WHAT TO WORK ON:
All the data must come back unchanged, except that pictures are left out.

COLLECTED MATERIAL:
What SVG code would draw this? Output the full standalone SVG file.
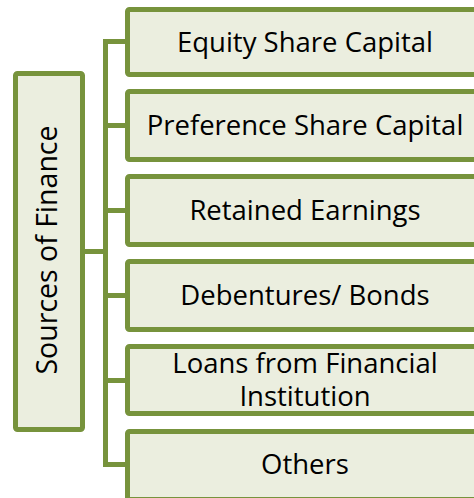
<svg xmlns="http://www.w3.org/2000/svg" width="474" height="498" viewBox="0 0 474 498">
<style>
.box{fill:#EBEEDF;stroke:#77933C;stroke-width:5;}
.conn{fill:none;stroke:#77933C;stroke-width:5;stroke-linejoin:miter;}
.t{font-family:"Open Sans","Noto Sans","Liberation Sans",sans-serif;font-size:27.5px;fill:#000;text-anchor:middle;}
</style>
<rect width="474" height="498" fill="#ffffff"/>
<g id="connectors">
<path class="conn" d="M127 41.5H105.5V464.5H127M105.5 125.5H127M105.5 210.5H127M105.5 295.5H127M105.5 380.5H127M85 251.5H105.5"/>
</g>
<g id="sources">
<rect class="box" x="15.5" y="73.5" width="67" height="356" rx="2"/>
<text class="t" style="font-size:28.5px" transform="translate(57 250) rotate(-90)">Sources of Finance</text>
</g>
<g id="equity">
<rect class="box" x="127.5" y="9.5" width="360" height="65" rx="2"/>
<text class="t" x="305" y="51.5">Equity Share Capital</text>
</g>
<g id="preference">
<rect class="box" x="127.5" y="91.5" width="360" height="68" rx="2"/>
<text class="t" x="305" y="135">Preference Share Capital</text>
</g>
<g id="retained">
<rect class="box" x="127.5" y="176.5" width="360" height="68" rx="2"/>
<text class="t" x="305" y="220">Retained Earnings</text>
</g>
<g id="debentures">
<rect class="box" x="127.5" y="261.5" width="360" height="68" rx="2"/>
<text class="t" x="305" y="305">Debentures/ Bonds</text>
</g>
<g id="loans">
<rect class="box" x="127.5" y="346.5" width="360" height="67" rx="2"/>
<text class="t" x="305" y="373"><tspan x="305" y="373">Loans from Financial</tspan><tspan x="305" y="406">Institution</tspan></text>
</g>
<g id="others">
<rect class="box" x="127.5" y="431.5" width="360" height="68" rx="2"/>
<text class="t" x="305" y="474">Others</text>
</g>
</svg>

TASK RESULT:
What SVG code would draw this? Output the full standalone SVG file.
<svg xmlns="http://www.w3.org/2000/svg" width="474" height="498" viewBox="0 0 474 498">
<style>
.box{fill:#EBEEDF;stroke:#77933C;stroke-width:5;}
.conn{fill:none;stroke:#77933C;stroke-width:5;stroke-linejoin:miter;}
.t{font-family:"Open Sans","Noto Sans","Liberation Sans",sans-serif;font-size:27.5px;fill:#000;text-anchor:middle;}
</style>
<rect width="474" height="498" fill="#ffffff"/>
<g id="connectors">
<path class="conn" d="M127 41.5H105.5V464.5H127M105.5 125.5H127M105.5 210.5H127M105.5 295.5H127M105.5 380.5H127M85 251.5H105.5"/>
</g>
<g id="sources">
<rect class="box" x="15.5" y="73.5" width="67" height="356" rx="2"/>
<text class="t" style="font-size:28.5px" transform="translate(57 250) rotate(-90)">Sources of Finance</text>
</g>
<g id="equity">
<rect class="box" x="127.5" y="9.5" width="360" height="65" rx="2"/>
<text class="t" x="305" y="51.5">Equity Share Capital</text>
</g>
<g id="preference">
<rect class="box" x="127.5" y="91.5" width="360" height="68" rx="2"/>
<text class="t" x="305" y="135">Preference Share Capital</text>
</g>
<g id="retained">
<rect class="box" x="127.5" y="176.5" width="360" height="68" rx="2"/>
<text class="t" x="305" y="220">Retained Earnings</text>
</g>
<g id="debentures">
<rect class="box" x="127.5" y="261.5" width="360" height="68" rx="2"/>
<text class="t" x="305" y="305">Debentures/ Bonds</text>
</g>
<g id="loans">
<rect class="box" x="127.5" y="346.5" width="360" height="67" rx="2"/>
<text class="t" x="305" y="373"><tspan x="305" y="373">Loans from Financial</tspan><tspan x="305" y="406">Institution</tspan></text>
</g>
<g id="others">
<rect class="box" x="127.5" y="431.5" width="360" height="68" rx="2"/>
<text class="t" x="305" y="474">Others</text>
</g>
</svg>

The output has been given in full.